Я ничего не могла с собой поделать: хохотала так, что мне пришлось присесть на землю у дороги. Джейми терпеливо ждал целую минуту, потом опустился рядом со мной на колени.
– Чего ты заливаешься? – спросил он. – Это было совсем не смешно.
Но он и сам не удержался от улыбки. Я, все еще смеясь, покачала головой.
– Конечно, не смешно. История ужасная. Просто… я как будто вижу тебя: ты сидишь упрямый, зубы стиснуты, а из ушей пар.
Джейми хмыкнул, но тоже немного посмеялся.
– Не слишком-то легко быть шестнадцатилетним, верно?
– Поэтому ты и помог той девушке, Лаогере, тебе стало ее жаль, – сказала я, обретя спокойствие. – Ты-то знал, каково это.
Он был удивлен.
– Пожалуй, так, – сказал он. – В двадцать три года куда легче вытерпеть мордобой, чем публичную порку в шестнадцать. Раненая гордость причиняет самые большие муки, а в том возрасте особенно.
– Я думаю. Никогда еще не видела, чтобы кто-нибудь с улыбкой ждал удара по физиономии.
– После удара тоже не заулыбаешься.
– М-да. – Я кивнула. – Но я думала… – начала я, но запнулась.
– Что ты думала? А, ты имеешь в виду меня и Лаогеру, – догадался он. – Думала ты, думал Алек, думала и сама Лаогера. Я бы поступил точно так же, если бы она была некрасивой.
Он ткнул меня под ребро.
– Но ты мне, конечно, не поверишь.
– Я видела тебя с ней в тот день в алькове, – сказала я в свою защиту. – И кто-то все же научил тебя целоваться.

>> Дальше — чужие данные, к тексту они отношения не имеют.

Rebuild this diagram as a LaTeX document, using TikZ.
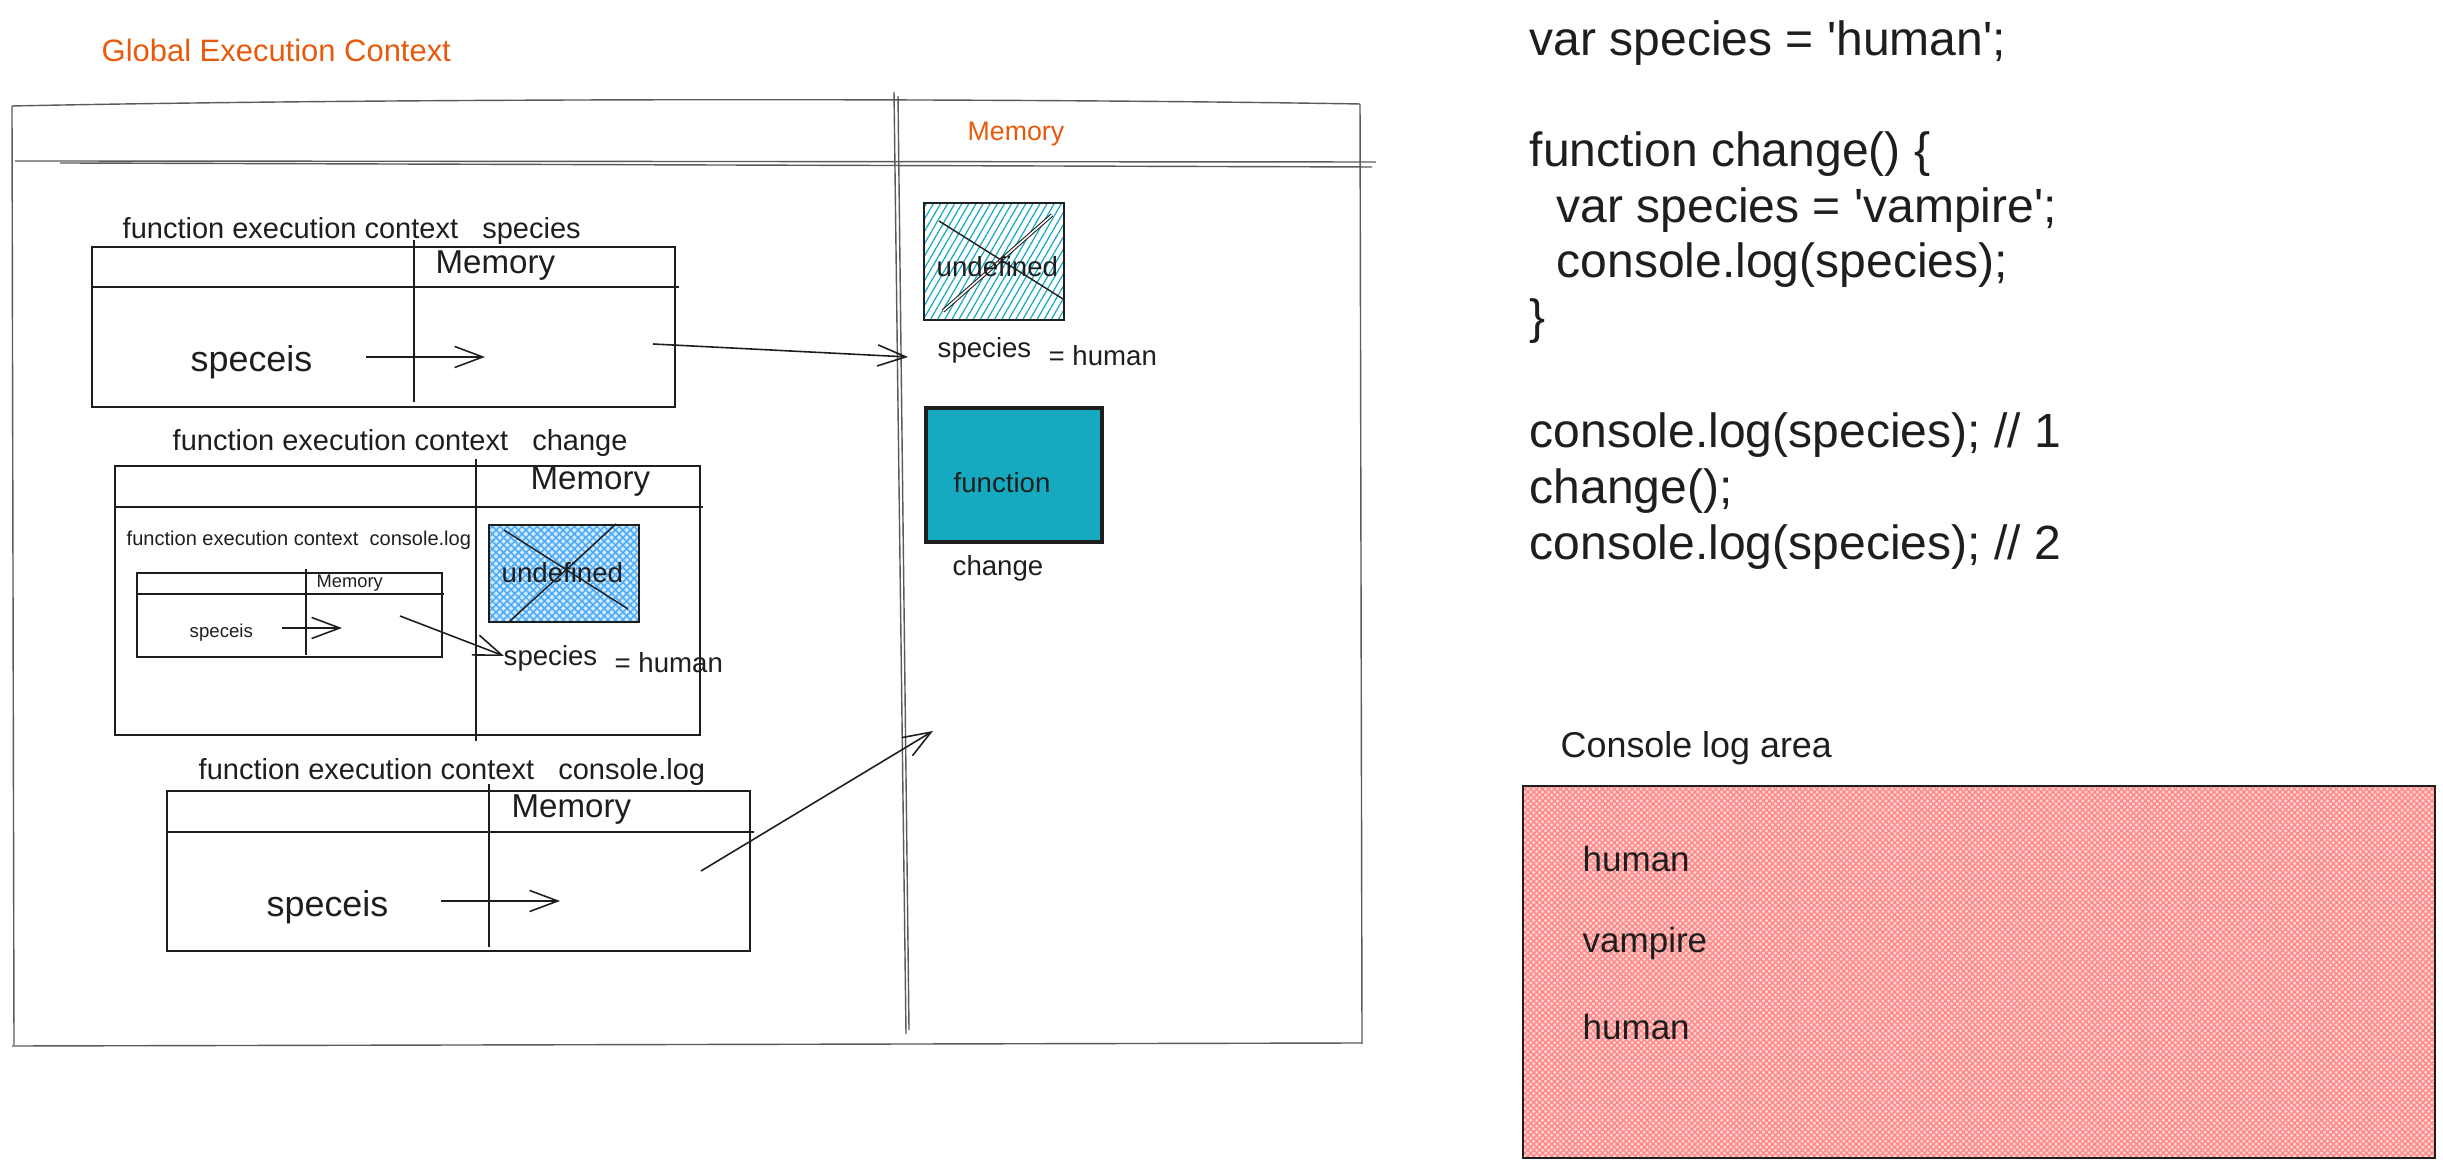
\documentclass[tikz,border=0pt]{standalone}
\usepackage{fontspec}
\setmainfont{Liberation Sans}[Ligatures=TeXOff]
\usetikzlibrary{arrows.meta,patterns.meta}
\definecolor{orng}{HTML}{E8590C}
\definecolor{tealc}{HTML}{15AABF}
\definecolor{bluc}{HTML}{4DABF7}
\definecolor{bluebg}{HTML}{D3EAFC}
\definecolor{pnk}{HTML}{FF8787}
\definecolor{pnkbg}{HTML}{FFD6D6}
\definecolor{ink}{HTML}{1E1E1E}
\definecolor{framec}{HTML}{5A5A5A}
\begin{document}
\begin{tikzpicture}[x=0.01cm,y=-0.01cm,
  txt/.style={inner sep=0pt, anchor=west, text=ink},
  codeline/.style={inner sep=0pt, anchor=base west, text=ink, font=\fontsize{13.66pt}{15.8pt}\selectfont},
  lbl/.style={txt, font=\fontsize{8.25pt}{9.5pt}\selectfont},
  memt/.style={txt, font=\fontsize{9.4pt}{11pt}\selectfont},
  bigt/.style={txt, font=\fontsize{10.2pt}{12pt}\selectfont},
  smt/.style={txt, font=\fontsize{7.85pt}{9pt}\selectfont},
  tinyt/.style={txt, font=\fontsize{5.2pt}{6pt}\selectfont},
  boxline/.style={draw=ink, line width=0.55pt},
  divline/.style={draw=ink, line width=0.35pt},
  sketch/.style={draw=framec, line width=0.4pt},
  arr/.style={draw=ink, line width=0.45pt, -{Straight Barb[length=8pt,width=6pt]}},
]
\useasboundingbox (0,0) rectangle (2443,1168);

% ---------- Global execution context frame ----------
\node[txt, text=orng, font=\fontsize{8.8pt}{10pt}\selectfont] (gtitle) at (101,50) {Global Execution Context};
\draw[sketch] (12,106) .. controls (400,98) and (1000,98) .. (1360,104);
\draw[sketch] (12,106) -- (14,1045);
\draw[sketch] (1360,104) -- (1362,1044);
\draw[sketch] (12,1046) -- (1362,1043);
\draw[sketch] (15,161) -- (1376,162);
\draw[sketch] (60,163) -- (1372,167);
\draw[sketch] (894,92) -- (906,1034);
\draw[sketch] (898,96) -- (909,1030);
\node[txt, text=orng, font=\fontsize{7.6pt}{9pt}\selectfont] (gmem) at (967,134) {Memory};

% ---------- Box 1: function execution context species ----------
\node[lbl] (l1) at (122,231) {function execution context\ \ \ species};
\draw[boxline] (92,247) rectangle (675,407);
\draw[boxline] (92,287) -- (679,287);
\draw[divline] (414,240) -- (414,402);
\node[memt] (m1) at (435,266) {Memory};
\node[bigt] (s1) at (190,362) {speceis};
\coordinate (a1s) at (366,357);
\coordinate (a1e) at (485,357);
\draw[arr] (a1s) -- (a1e);
\coordinate (g1s) at (653,344);
\coordinate (g1e) at (908,357);
\draw[arr] (g1s) -- (g1e);

% ---------- Global memory contents ----------
\draw[boxline, pattern={Lines[angle=60,distance=1.75pt,line width=0.35pt]}, pattern color=tealc] (924,203) rectangle (1064,320);
\draw[ink, line width=0.4pt] (939,221) -- (1063,299);
\draw[ink, line width=0.3pt, double=white, double distance=0.45pt] (943,311) -- (1052,215);
\node[smt] (u1) at (936,267) {undefined};
\node[smt] (sp1) at (937,350) {species};
\node[smt] (h1) at (1048,356) {= human};
\draw[draw=ink, line width=1.1pt, fill=tealc] (926,408) rectangle (1102,542);
\node[smt] (fn) at (953,483) {function};
\node[smt] (chg) at (952,568) {change};

% ---------- Box 2: function execution context change ----------
\node[lbl] (l2) at (172,443) {function execution context\ \ \ change};
\draw[boxline] (115,466) rectangle (700,735);
\draw[boxline] (115,507) -- (703,507);
\draw[divline] (476,459) -- (476,741);
\node[memt] (m2) at (530,482) {Memory};
\node[txt, font=\fontsize{5.7pt}{7pt}\selectfont] (l2n) at (126,540) {function execution context\ \ console.log};
\draw[divline, line width=0.45pt] (137,573) rectangle (442,657);
\draw[divline, line width=0.45pt] (137,594) -- (444,594);
\draw[divline] (306,569) -- (306,655);
\node[tinyt] (m2n) at (316,583) {Memory};
\node[txt, font=\fontsize{5.3pt}{6pt}\selectfont] (s2n) at (189,633) {speceis};
\coordinate (a2s) at (282,628);
\coordinate (a2e) at (342,628);
\draw[arr] (a2s) -- (a2e);
\draw[boxline, preaction={fill=bluebg}, pattern={Hatch[angle=45,distance=1.5pt,line width=0.45pt]}, pattern color=bluc] (489,525) rectangle (639,622);
\draw[ink, line width=0.4pt] (504,530) -- (628,609);
\draw[ink, line width=0.4pt] (616,524) -- (509,622);
\node[smt] (u2) at (501,573) {undefined};
\coordinate (b2s) at (400,616);
\coordinate (b2e) at (504,656);
\draw[arr] (b2s) -- (b2e);
\node[smt] (sp2) at (503,658) {species};
\node[smt] (h2) at (614,663) {= human};

% ---------- Box 3: function execution context console.log ----------
\node[lbl] (l3) at (198,772) {function execution context\ \ \ console.log};
\draw[boxline] (167,791) rectangle (750,951);
\draw[boxline] (167,832) -- (754,832);
\draw[divline] (489,784) -- (489,947);
\node[memt] (m3) at (511,810) {Memory};
\node[bigt] (s3) at (266,907) {speceis};
\coordinate (a3s) at (441,901);
\coordinate (a3e) at (560,901);
\draw[arr] (a3s) -- (a3e);
\coordinate (g3s) at (701,871);
\coordinate (g3e) at (933,731);
\draw[arr] (g3s) -- (g3e);

% ---------- Code ----------
\node[codeline] (c1) at (1529,56) {var species = 'human';};
\node[codeline] (c2) at (1529,167) {function change() \{};
\node[codeline] (c3) at (1556,223) {var species = 'vampire';};
\node[codeline] (c4) at (1556,278) {console.log(species);};
\node[codeline] (c5) at (1529,334) {\}};
\node[codeline] (c6) at (1529,448) {console.log(species); // 1};
\node[codeline] (c7) at (1529,504) {change();};
\node[codeline] (c8) at (1529,560) {console.log(species); // 2};

% ---------- Console log area ----------
\node[bigt] (clt) at (1560,748) {Console log area};
\draw[draw=ink, line width=0.45pt, preaction={fill=pnkbg}, pattern={Hatch[angle=45,distance=1.2pt,line width=0.4pt]}, pattern color=pnk] (1523,786) rectangle (2435,1158);
\node[txt, font=\fontsize{9.95pt}{12pt}\selectfont] (o1) at (1582,859) {human};
\node[txt, font=\fontsize{9.95pt}{12pt}\selectfont] (o2) at (1582,943) {vampire};
\node[txt, font=\fontsize{9.95pt}{12pt}\selectfont] (o3) at (1582,1027) {human};
\end{tikzpicture}
\end{document}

Джейми в смущении повозил ногами по пыли и виновато понурился.
– Англичаночка, я нисколько не лучше других мужчин. Стараюсь быть лучше, но не всегда получается. Ты, может, помнишь, как говорится у святого Павла, что лучше жениться, чем сгореть от вожделения. Я тогда именно сгорал от вожделения.
Я рассмеялась – с легким сердцем, словно мне самой было шестнадцать.
– И ты женился на мне, – поддразнила его я, – чтобы не входить в грех соблазна?
– Ага. Тем-то и хорош брак, что делает обязательными те вещи, в которых при других обстоятельствах следует исповедоваться как в грехах.
Я опять закатилась.
– Ох, Джейми, я тебя ужасно люблю!
И тут настал его черед смеяться. Он перегнулся чуть ли не вдвое, потом уселся на обочину, обуреваемый весельем. Медленным движением откинулся назад и улегся на высокую траву, задыхаясь и взвизгивая от смеха.
– Что это с тобой? – уставилась я на него.
Отсмеявшись, он сел и вытер глаза. Бурно дыша, тряхнул головой.
– Мурта был прав насчет женщин. Англичаночка, ради тебя я рисковал жизнью, я совершил кражу, поджог и нападение, да еще и убил человека. В награду ты изругала меня, унижая мое мужское достоинство, пнула по яйцам и расцарапала мне лицо. Потом я избил тебя до полусмерти и рассказал тебе о самых унизительных для меня вещах, какие со мной случались, и ты говоришь, что любишь меня.
Он уткнулся головой в колени и снова засмеялся. Наконец поднялся и протянул мне руку, другой рукой вытирая глаза.
– Не очень-то ты благоразумна, англичаночка, но ты мне очень нравишься. Идем, нам пора.
Было уже поздно или, если хотите, рано, надо было ехать верхом, иначе мы не успели бы в Баргреннан до рассвета. Я теперь чувствовала себя настолько хорошо, что могла сидеть в седле, хоть это и было немного болезненно.